OBJECTIVE:
Take every line from the first down to the line with "var defs = svg.append('defs');" and set it down exactly, without the pictures.

SUPPLIED MATERIAL:
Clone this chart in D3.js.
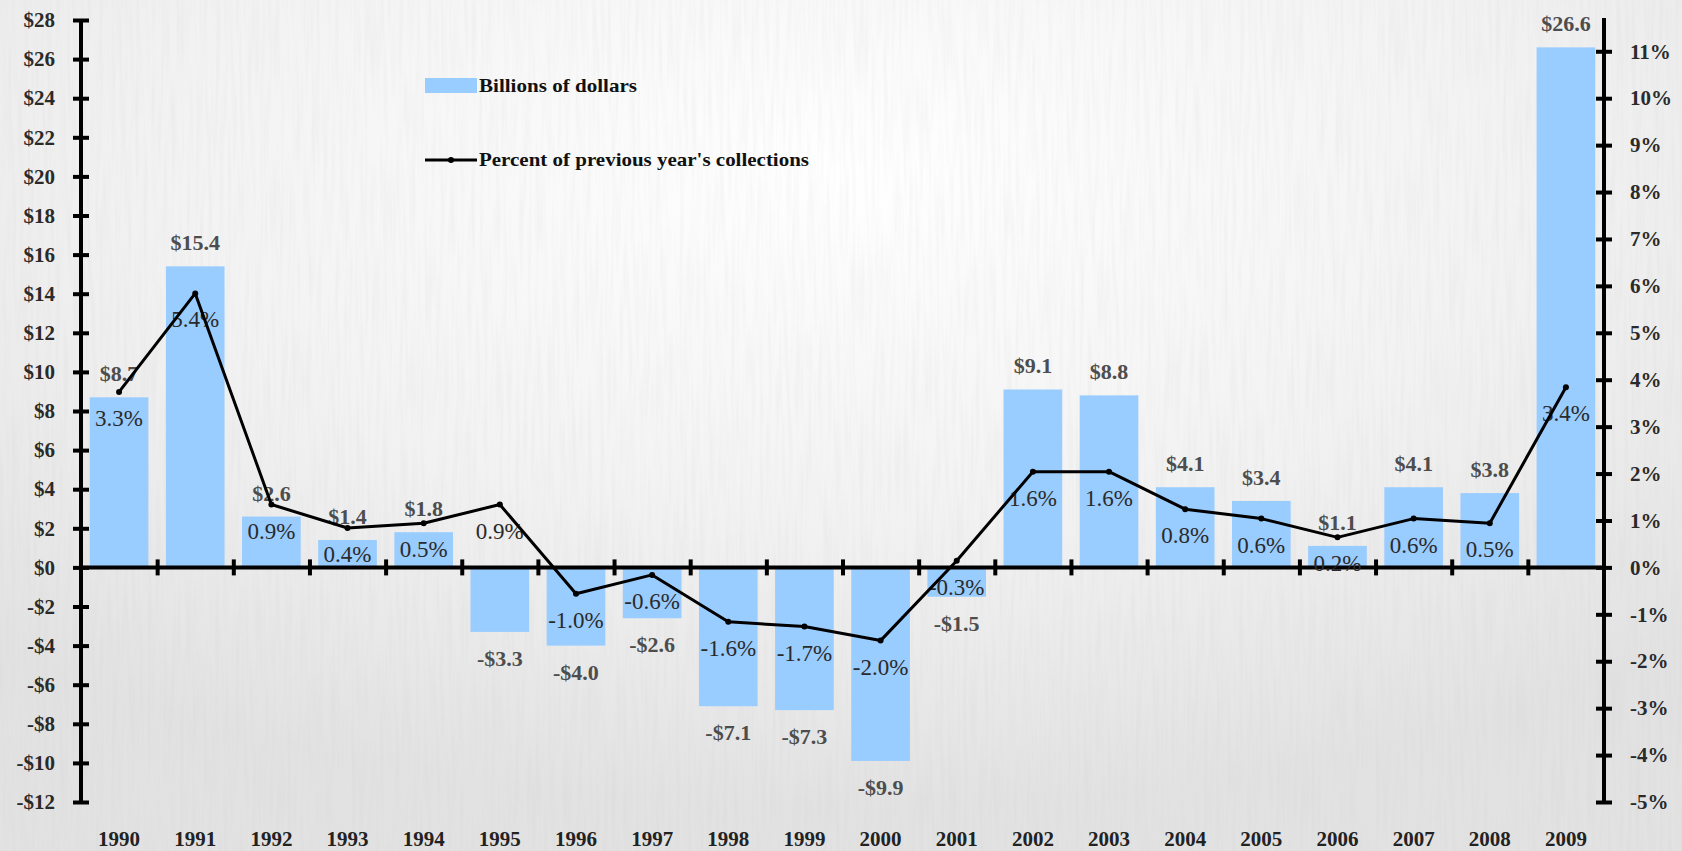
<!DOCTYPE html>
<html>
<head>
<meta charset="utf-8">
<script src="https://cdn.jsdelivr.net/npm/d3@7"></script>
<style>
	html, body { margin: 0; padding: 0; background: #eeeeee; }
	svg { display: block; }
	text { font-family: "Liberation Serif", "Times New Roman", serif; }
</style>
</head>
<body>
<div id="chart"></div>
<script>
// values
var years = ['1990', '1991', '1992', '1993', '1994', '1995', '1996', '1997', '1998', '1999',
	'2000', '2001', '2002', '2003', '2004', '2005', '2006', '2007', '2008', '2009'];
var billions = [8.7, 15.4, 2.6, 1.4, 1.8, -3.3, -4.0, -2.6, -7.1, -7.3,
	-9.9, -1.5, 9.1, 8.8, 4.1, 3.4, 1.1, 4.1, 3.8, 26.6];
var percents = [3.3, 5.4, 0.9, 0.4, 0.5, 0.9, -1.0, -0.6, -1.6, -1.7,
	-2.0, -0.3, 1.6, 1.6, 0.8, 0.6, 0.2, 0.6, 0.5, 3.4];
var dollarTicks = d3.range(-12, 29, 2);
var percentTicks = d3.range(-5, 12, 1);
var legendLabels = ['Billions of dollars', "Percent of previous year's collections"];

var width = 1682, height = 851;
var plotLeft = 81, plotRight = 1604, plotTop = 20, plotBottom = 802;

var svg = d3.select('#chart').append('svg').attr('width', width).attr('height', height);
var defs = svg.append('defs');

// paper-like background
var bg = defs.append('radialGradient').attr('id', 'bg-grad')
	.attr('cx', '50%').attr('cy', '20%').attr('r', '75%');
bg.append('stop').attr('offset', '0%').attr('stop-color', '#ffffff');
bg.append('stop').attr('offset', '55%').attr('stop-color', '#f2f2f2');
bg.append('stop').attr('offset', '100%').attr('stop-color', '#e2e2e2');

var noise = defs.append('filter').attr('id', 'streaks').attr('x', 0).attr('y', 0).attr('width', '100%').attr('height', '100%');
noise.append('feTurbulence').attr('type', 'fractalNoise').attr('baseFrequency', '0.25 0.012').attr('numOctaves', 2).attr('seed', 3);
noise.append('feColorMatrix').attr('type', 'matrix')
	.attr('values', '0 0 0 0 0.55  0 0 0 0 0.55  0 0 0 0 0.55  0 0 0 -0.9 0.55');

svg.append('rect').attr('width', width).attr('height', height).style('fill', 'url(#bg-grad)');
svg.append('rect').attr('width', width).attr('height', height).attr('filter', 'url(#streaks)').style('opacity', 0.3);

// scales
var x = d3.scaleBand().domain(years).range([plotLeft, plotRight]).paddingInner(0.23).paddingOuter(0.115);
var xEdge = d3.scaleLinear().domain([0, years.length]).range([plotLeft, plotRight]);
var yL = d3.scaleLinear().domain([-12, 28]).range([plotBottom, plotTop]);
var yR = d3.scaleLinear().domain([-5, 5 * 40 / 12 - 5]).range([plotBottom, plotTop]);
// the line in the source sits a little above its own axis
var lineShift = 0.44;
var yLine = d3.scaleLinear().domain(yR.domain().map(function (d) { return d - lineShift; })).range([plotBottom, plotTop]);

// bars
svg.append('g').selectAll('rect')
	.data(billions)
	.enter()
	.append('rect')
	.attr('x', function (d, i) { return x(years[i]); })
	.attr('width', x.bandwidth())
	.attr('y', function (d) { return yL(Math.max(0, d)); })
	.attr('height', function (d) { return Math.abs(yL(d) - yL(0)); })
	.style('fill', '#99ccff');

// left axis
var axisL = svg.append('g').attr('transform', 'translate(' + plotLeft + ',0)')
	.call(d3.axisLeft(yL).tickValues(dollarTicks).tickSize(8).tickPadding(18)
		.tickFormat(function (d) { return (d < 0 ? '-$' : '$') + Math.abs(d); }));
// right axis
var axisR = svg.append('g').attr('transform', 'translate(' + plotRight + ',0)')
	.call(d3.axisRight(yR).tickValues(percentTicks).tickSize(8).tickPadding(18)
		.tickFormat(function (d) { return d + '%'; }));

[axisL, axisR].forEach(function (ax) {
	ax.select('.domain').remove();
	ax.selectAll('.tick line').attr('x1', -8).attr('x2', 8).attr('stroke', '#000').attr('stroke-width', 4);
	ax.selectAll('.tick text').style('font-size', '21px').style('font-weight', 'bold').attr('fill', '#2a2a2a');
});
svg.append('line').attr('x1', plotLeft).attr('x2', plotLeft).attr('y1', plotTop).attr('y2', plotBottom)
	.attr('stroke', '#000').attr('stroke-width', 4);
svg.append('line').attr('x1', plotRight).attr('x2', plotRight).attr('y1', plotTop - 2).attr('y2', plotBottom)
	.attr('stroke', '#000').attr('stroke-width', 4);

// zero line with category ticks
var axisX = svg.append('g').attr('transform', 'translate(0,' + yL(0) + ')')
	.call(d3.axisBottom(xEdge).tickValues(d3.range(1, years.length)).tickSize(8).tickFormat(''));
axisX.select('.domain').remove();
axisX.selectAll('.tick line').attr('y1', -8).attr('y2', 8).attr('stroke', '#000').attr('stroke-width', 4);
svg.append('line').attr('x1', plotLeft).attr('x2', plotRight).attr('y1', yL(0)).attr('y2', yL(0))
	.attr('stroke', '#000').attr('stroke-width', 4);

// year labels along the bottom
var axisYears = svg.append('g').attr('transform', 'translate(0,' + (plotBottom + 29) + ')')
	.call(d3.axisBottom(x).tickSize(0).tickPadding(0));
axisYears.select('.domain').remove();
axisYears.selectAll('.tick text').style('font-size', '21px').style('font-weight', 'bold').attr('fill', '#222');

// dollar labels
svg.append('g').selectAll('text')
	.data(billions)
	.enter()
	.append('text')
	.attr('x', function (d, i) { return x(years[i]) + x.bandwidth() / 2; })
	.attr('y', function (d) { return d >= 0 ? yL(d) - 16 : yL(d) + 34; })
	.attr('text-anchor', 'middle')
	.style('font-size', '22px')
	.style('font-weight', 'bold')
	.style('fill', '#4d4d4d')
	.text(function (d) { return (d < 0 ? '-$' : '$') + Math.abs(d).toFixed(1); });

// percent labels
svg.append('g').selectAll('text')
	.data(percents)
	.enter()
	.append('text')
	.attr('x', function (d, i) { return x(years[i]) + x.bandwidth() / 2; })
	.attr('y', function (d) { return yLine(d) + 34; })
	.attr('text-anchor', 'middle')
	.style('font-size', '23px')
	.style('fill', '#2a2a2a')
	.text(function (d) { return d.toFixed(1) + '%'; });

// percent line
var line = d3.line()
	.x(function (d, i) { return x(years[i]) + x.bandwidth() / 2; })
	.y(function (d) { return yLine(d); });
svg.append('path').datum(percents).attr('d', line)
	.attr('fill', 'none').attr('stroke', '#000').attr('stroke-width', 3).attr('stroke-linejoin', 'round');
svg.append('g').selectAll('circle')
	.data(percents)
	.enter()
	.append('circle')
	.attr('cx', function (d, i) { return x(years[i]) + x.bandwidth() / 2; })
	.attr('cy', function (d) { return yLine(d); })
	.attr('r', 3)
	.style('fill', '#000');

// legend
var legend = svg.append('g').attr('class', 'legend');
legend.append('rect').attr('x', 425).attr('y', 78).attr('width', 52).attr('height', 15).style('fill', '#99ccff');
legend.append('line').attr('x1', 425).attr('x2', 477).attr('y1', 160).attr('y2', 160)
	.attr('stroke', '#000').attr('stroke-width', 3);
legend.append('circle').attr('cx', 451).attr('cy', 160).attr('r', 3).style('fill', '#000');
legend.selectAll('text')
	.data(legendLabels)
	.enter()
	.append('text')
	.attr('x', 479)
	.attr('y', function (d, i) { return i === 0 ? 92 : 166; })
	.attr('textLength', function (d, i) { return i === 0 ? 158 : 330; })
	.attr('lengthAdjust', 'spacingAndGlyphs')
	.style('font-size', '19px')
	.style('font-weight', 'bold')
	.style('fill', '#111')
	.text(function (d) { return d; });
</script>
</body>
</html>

ANSWER FOR THIS EXERCISE:
Clone this chart in D3.js.
<!DOCTYPE html>
<html>
<head>
<meta charset="utf-8">
<script src="https://cdn.jsdelivr.net/npm/d3@7"></script>
<style>
	html, body { margin: 0; padding: 0; background: #eeeeee; }
	svg { display: block; }
	text { font-family: "Liberation Serif", "Times New Roman", serif; }
</style>
</head>
<body>
<div id="chart"></div>
<script>
// values
var years = ['1990', '1991', '1992', '1993', '1994', '1995', '1996', '1997', '1998', '1999',
	'2000', '2001', '2002', '2003', '2004', '2005', '2006', '2007', '2008', '2009'];
var billions = [8.7, 15.4, 2.6, 1.4, 1.8, -3.3, -4.0, -2.6, -7.1, -7.3,
	-9.9, -1.5, 9.1, 8.8, 4.1, 3.4, 1.1, 4.1, 3.8, 26.6];
var percents = [3.3, 5.4, 0.9, 0.4, 0.5, 0.9, -1.0, -0.6, -1.6, -1.7,
	-2.0, -0.3, 1.6, 1.6, 0.8, 0.6, 0.2, 0.6, 0.5, 3.4];
var dollarTicks = d3.range(-12, 29, 2);
var percentTicks = d3.range(-5, 12, 1);
var legendLabels = ['Billions of dollars', "Percent of previous year's collections"];

var width = 1682, height = 851;
var plotLeft = 81, plotRight = 1604, plotTop = 20, plotBottom = 802;

var svg = d3.select('#chart').append('svg').attr('width', width).attr('height', height);
var defs = svg.append('defs');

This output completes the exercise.